• _Stated problem_:
Your task is to repeat the lines below exactly, excluding any pictures they contain.

• _Data lines_:
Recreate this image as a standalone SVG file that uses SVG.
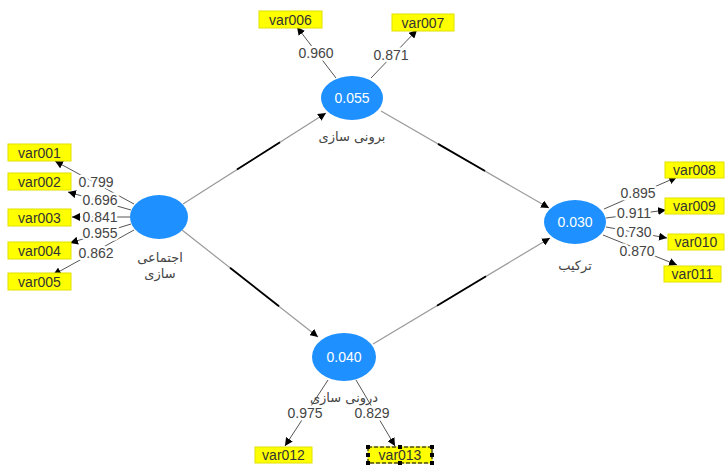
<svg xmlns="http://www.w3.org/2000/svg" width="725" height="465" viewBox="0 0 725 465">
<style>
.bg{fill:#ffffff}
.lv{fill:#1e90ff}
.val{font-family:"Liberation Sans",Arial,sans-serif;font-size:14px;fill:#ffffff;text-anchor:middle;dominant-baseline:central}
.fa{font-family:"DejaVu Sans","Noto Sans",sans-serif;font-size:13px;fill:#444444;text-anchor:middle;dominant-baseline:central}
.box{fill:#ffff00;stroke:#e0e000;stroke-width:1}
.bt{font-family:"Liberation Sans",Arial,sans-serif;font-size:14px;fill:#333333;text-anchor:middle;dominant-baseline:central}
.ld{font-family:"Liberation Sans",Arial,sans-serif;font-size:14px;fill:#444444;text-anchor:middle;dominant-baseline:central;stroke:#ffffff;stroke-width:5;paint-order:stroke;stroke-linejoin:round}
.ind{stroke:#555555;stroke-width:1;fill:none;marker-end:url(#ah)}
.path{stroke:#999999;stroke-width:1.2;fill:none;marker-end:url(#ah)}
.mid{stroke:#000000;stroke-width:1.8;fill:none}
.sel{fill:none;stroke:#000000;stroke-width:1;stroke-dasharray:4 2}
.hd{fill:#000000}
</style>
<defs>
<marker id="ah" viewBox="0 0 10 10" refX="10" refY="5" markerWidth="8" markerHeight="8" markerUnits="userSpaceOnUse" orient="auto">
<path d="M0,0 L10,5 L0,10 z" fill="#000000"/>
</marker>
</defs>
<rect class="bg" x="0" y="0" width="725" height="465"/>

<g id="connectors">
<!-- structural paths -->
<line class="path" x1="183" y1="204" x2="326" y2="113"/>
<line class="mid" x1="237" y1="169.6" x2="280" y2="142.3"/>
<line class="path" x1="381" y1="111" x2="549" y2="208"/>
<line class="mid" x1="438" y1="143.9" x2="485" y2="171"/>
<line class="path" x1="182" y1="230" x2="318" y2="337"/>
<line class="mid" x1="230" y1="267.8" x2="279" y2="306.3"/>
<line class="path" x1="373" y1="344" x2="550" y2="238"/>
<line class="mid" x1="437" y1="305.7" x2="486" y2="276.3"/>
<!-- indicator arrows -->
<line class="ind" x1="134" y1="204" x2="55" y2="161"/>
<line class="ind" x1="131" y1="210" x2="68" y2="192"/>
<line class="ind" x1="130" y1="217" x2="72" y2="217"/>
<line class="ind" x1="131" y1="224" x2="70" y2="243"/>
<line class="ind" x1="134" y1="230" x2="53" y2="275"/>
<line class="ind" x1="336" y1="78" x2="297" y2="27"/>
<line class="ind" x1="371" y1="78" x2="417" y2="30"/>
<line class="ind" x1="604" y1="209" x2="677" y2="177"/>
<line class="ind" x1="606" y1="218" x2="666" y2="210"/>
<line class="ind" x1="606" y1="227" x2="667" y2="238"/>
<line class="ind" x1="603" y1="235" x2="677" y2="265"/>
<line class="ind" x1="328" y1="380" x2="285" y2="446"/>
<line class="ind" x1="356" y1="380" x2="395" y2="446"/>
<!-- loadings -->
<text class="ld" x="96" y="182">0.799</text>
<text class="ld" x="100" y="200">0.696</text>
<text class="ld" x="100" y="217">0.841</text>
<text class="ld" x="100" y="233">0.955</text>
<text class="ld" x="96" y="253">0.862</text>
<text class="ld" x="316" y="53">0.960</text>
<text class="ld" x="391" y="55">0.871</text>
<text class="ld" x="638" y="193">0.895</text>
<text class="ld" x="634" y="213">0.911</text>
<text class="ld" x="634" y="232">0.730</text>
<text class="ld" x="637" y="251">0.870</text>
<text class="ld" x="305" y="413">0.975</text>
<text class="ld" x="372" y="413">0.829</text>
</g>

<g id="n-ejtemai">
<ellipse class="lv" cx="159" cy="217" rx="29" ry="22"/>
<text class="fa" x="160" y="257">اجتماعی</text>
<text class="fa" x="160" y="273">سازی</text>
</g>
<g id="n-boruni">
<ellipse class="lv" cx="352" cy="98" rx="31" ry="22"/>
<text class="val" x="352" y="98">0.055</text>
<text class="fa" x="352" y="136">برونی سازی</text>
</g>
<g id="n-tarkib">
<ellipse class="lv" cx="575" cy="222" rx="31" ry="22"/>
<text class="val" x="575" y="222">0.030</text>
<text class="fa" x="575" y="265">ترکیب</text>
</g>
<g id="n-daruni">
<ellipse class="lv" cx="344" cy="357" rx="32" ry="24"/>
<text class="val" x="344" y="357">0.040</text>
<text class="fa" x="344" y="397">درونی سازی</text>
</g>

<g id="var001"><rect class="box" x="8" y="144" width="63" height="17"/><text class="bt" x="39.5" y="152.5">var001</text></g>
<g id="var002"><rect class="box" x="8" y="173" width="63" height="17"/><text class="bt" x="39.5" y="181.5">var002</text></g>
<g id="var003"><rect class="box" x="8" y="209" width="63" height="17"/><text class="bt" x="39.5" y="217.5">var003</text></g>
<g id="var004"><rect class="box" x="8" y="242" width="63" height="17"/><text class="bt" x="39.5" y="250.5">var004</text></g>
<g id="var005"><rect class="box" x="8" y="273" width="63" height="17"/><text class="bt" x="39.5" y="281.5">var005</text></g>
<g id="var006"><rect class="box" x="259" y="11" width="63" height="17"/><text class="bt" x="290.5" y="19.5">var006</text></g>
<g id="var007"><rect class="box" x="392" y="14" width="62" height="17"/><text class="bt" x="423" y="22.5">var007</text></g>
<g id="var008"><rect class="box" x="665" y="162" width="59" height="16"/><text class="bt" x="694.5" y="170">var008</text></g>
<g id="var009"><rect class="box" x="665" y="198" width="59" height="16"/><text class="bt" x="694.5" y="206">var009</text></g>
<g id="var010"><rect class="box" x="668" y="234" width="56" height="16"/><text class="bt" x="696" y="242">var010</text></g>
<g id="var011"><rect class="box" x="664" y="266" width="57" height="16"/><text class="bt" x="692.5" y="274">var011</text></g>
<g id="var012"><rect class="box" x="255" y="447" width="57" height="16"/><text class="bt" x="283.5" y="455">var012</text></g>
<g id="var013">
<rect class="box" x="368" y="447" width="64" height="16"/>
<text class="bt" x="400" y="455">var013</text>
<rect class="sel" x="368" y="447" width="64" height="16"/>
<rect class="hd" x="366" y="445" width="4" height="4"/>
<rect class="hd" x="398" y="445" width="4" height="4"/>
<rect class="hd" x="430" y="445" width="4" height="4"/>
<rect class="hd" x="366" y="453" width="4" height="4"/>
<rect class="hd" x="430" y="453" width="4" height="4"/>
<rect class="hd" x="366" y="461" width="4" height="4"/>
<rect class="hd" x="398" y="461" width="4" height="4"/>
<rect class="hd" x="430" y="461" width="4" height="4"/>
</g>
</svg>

• _Exercise output_:
Recreate this image as a standalone SVG file that uses SVG.
<svg xmlns="http://www.w3.org/2000/svg" width="725" height="465" viewBox="0 0 725 465">
<style>
.bg{fill:#ffffff}
.lv{fill:#1e90ff}
.val{font-family:"Liberation Sans",Arial,sans-serif;font-size:14px;fill:#ffffff;text-anchor:middle;dominant-baseline:central}
.fa{font-family:"DejaVu Sans","Noto Sans",sans-serif;font-size:13px;fill:#444444;text-anchor:middle;dominant-baseline:central}
.box{fill:#ffff00;stroke:#e0e000;stroke-width:1}
.bt{font-family:"Liberation Sans",Arial,sans-serif;font-size:14px;fill:#333333;text-anchor:middle;dominant-baseline:central}
.ld{font-family:"Liberation Sans",Arial,sans-serif;font-size:14px;fill:#444444;text-anchor:middle;dominant-baseline:central;stroke:#ffffff;stroke-width:5;paint-order:stroke;stroke-linejoin:round}
.ind{stroke:#555555;stroke-width:1;fill:none;marker-end:url(#ah)}
.path{stroke:#999999;stroke-width:1.2;fill:none;marker-end:url(#ah)}
.mid{stroke:#000000;stroke-width:1.8;fill:none}
.sel{fill:none;stroke:#000000;stroke-width:1;stroke-dasharray:4 2}
.hd{fill:#000000}
</style>
<defs>
<marker id="ah" viewBox="0 0 10 10" refX="10" refY="5" markerWidth="8" markerHeight="8" markerUnits="userSpaceOnUse" orient="auto">
<path d="M0,0 L10,5 L0,10 z" fill="#000000"/>
</marker>
</defs>
<rect class="bg" x="0" y="0" width="725" height="465"/>

<g id="connectors">
<!-- structural paths -->
<line class="path" x1="183" y1="204" x2="326" y2="113"/>
<line class="mid" x1="237" y1="169.6" x2="280" y2="142.3"/>
<line class="path" x1="381" y1="111" x2="549" y2="208"/>
<line class="mid" x1="438" y1="143.9" x2="485" y2="171"/>
<line class="path" x1="182" y1="230" x2="318" y2="337"/>
<line class="mid" x1="230" y1="267.8" x2="279" y2="306.3"/>
<line class="path" x1="373" y1="344" x2="550" y2="238"/>
<line class="mid" x1="437" y1="305.7" x2="486" y2="276.3"/>
<!-- indicator arrows -->
<line class="ind" x1="134" y1="204" x2="55" y2="161"/>
<line class="ind" x1="131" y1="210" x2="68" y2="192"/>
<line class="ind" x1="130" y1="217" x2="72" y2="217"/>
<line class="ind" x1="131" y1="224" x2="70" y2="243"/>
<line class="ind" x1="134" y1="230" x2="53" y2="275"/>
<line class="ind" x1="336" y1="78" x2="297" y2="27"/>
<line class="ind" x1="371" y1="78" x2="417" y2="30"/>
<line class="ind" x1="604" y1="209" x2="677" y2="177"/>
<line class="ind" x1="606" y1="218" x2="666" y2="210"/>
<line class="ind" x1="606" y1="227" x2="667" y2="238"/>
<line class="ind" x1="603" y1="235" x2="677" y2="265"/>
<line class="ind" x1="328" y1="380" x2="285" y2="446"/>
<line class="ind" x1="356" y1="380" x2="395" y2="446"/>
<!-- loadings -->
<text class="ld" x="96" y="182">0.799</text>
<text class="ld" x="100" y="200">0.696</text>
<text class="ld" x="100" y="217">0.841</text>
<text class="ld" x="100" y="233">0.955</text>
<text class="ld" x="96" y="253">0.862</text>
<text class="ld" x="316" y="53">0.960</text>
<text class="ld" x="391" y="55">0.871</text>
<text class="ld" x="638" y="193">0.895</text>
<text class="ld" x="634" y="213">0.911</text>
<text class="ld" x="634" y="232">0.730</text>
<text class="ld" x="637" y="251">0.870</text>
<text class="ld" x="305" y="413">0.975</text>
<text class="ld" x="372" y="413">0.829</text>
</g>

<g id="n-ejtemai">
<ellipse class="lv" cx="159" cy="217" rx="29" ry="22"/>
<text class="fa" x="160" y="257">اجتماعی</text>
<text class="fa" x="160" y="273">سازی</text>
</g>
<g id="n-boruni">
<ellipse class="lv" cx="352" cy="98" rx="31" ry="22"/>
<text class="val" x="352" y="98">0.055</text>
<text class="fa" x="352" y="136">برونی سازی</text>
</g>
<g id="n-tarkib">
<ellipse class="lv" cx="575" cy="222" rx="31" ry="22"/>
<text class="val" x="575" y="222">0.030</text>
<text class="fa" x="575" y="265">ترکیب</text>
</g>
<g id="n-daruni">
<ellipse class="lv" cx="344" cy="357" rx="32" ry="24"/>
<text class="val" x="344" y="357">0.040</text>
<text class="fa" x="344" y="397">درونی سازی</text>
</g>

<g id="var001"><rect class="box" x="8" y="144" width="63" height="17"/><text class="bt" x="39.5" y="152.5">var001</text></g>
<g id="var002"><rect class="box" x="8" y="173" width="63" height="17"/><text class="bt" x="39.5" y="181.5">var002</text></g>
<g id="var003"><rect class="box" x="8" y="209" width="63" height="17"/><text class="bt" x="39.5" y="217.5">var003</text></g>
<g id="var004"><rect class="box" x="8" y="242" width="63" height="17"/><text class="bt" x="39.5" y="250.5">var004</text></g>
<g id="var005"><rect class="box" x="8" y="273" width="63" height="17"/><text class="bt" x="39.5" y="281.5">var005</text></g>
<g id="var006"><rect class="box" x="259" y="11" width="63" height="17"/><text class="bt" x="290.5" y="19.5">var006</text></g>
<g id="var007"><rect class="box" x="392" y="14" width="62" height="17"/><text class="bt" x="423" y="22.5">var007</text></g>
<g id="var008"><rect class="box" x="665" y="162" width="59" height="16"/><text class="bt" x="694.5" y="170">var008</text></g>
<g id="var009"><rect class="box" x="665" y="198" width="59" height="16"/><text class="bt" x="694.5" y="206">var009</text></g>
<g id="var010"><rect class="box" x="668" y="234" width="56" height="16"/><text class="bt" x="696" y="242">var010</text></g>
<g id="var011"><rect class="box" x="664" y="266" width="57" height="16"/><text class="bt" x="692.5" y="274">var011</text></g>
<g id="var012"><rect class="box" x="255" y="447" width="57" height="16"/><text class="bt" x="283.5" y="455">var012</text></g>
<g id="var013">
<rect class="box" x="368" y="447" width="64" height="16"/>
<text class="bt" x="400" y="455">var013</text>
<rect class="sel" x="368" y="447" width="64" height="16"/>
<rect class="hd" x="366" y="445" width="4" height="4"/>
<rect class="hd" x="398" y="445" width="4" height="4"/>
<rect class="hd" x="430" y="445" width="4" height="4"/>
<rect class="hd" x="366" y="453" width="4" height="4"/>
<rect class="hd" x="430" y="453" width="4" height="4"/>
<rect class="hd" x="366" y="461" width="4" height="4"/>
<rect class="hd" x="398" y="461" width="4" height="4"/>
<rect class="hd" x="430" y="461" width="4" height="4"/>
</g>
</svg>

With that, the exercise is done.